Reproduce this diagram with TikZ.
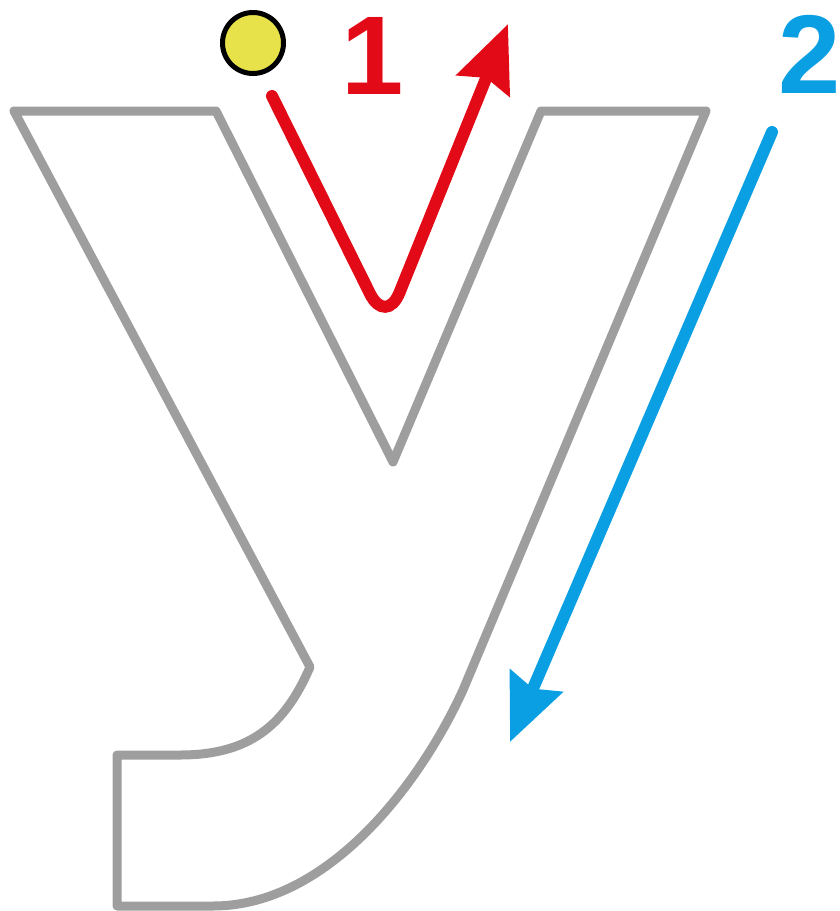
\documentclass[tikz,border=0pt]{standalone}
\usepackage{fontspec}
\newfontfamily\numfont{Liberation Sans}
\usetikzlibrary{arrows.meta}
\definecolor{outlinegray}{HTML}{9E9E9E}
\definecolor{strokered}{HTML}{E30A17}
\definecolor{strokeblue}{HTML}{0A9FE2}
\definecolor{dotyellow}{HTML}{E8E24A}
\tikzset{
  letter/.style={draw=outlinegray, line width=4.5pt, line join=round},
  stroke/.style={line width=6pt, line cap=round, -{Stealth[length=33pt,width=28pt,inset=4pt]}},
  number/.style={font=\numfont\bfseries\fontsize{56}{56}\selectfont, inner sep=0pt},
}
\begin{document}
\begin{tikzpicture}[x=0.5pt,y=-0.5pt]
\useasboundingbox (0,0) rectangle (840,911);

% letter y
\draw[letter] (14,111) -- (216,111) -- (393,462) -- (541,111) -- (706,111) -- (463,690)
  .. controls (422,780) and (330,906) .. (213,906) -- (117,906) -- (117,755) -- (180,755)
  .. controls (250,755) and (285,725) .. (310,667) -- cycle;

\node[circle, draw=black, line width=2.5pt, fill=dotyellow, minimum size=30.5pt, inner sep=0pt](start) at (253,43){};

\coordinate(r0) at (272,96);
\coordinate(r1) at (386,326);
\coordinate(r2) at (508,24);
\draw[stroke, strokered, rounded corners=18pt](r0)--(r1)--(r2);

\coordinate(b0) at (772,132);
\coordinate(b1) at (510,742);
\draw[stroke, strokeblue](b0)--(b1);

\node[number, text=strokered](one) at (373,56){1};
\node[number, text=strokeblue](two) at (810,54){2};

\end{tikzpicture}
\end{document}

────

§ Instruction
Copy the material above in full and exactly, skipping pictures.

§ Solved exercise
Reproduce this diagram with TikZ.
\documentclass[tikz,border=0pt]{standalone}
\usepackage{fontspec}
\newfontfamily\numfont{Liberation Sans}
\usetikzlibrary{arrows.meta}
\definecolor{outlinegray}{HTML}{9E9E9E}
\definecolor{strokered}{HTML}{E30A17}
\definecolor{strokeblue}{HTML}{0A9FE2}
\definecolor{dotyellow}{HTML}{E8E24A}
\tikzset{
  letter/.style={draw=outlinegray, line width=4.5pt, line join=round},
  stroke/.style={line width=6pt, line cap=round, -{Stealth[length=33pt,width=28pt,inset=4pt]}},
  number/.style={font=\numfont\bfseries\fontsize{56}{56}\selectfont, inner sep=0pt},
}
\begin{document}
\begin{tikzpicture}[x=0.5pt,y=-0.5pt]
\useasboundingbox (0,0) rectangle (840,911);

% letter y
\draw[letter] (14,111) -- (216,111) -- (393,462) -- (541,111) -- (706,111) -- (463,690)
  .. controls (422,780) and (330,906) .. (213,906) -- (117,906) -- (117,755) -- (180,755)
  .. controls (250,755) and (285,725) .. (310,667) -- cycle;

\node[circle, draw=black, line width=2.5pt, fill=dotyellow, minimum size=30.5pt, inner sep=0pt](start) at (253,43){};

\coordinate(r0) at (272,96);
\coordinate(r1) at (386,326);
\coordinate(r2) at (508,24);
\draw[stroke, strokered, rounded corners=18pt](r0)--(r1)--(r2);

\coordinate(b0) at (772,132);
\coordinate(b1) at (510,742);
\draw[stroke, strokeblue](b0)--(b1);

\node[number, text=strokered](one) at (373,56){1};
\node[number, text=strokeblue](two) at (810,54){2};

\end{tikzpicture}
\end{document}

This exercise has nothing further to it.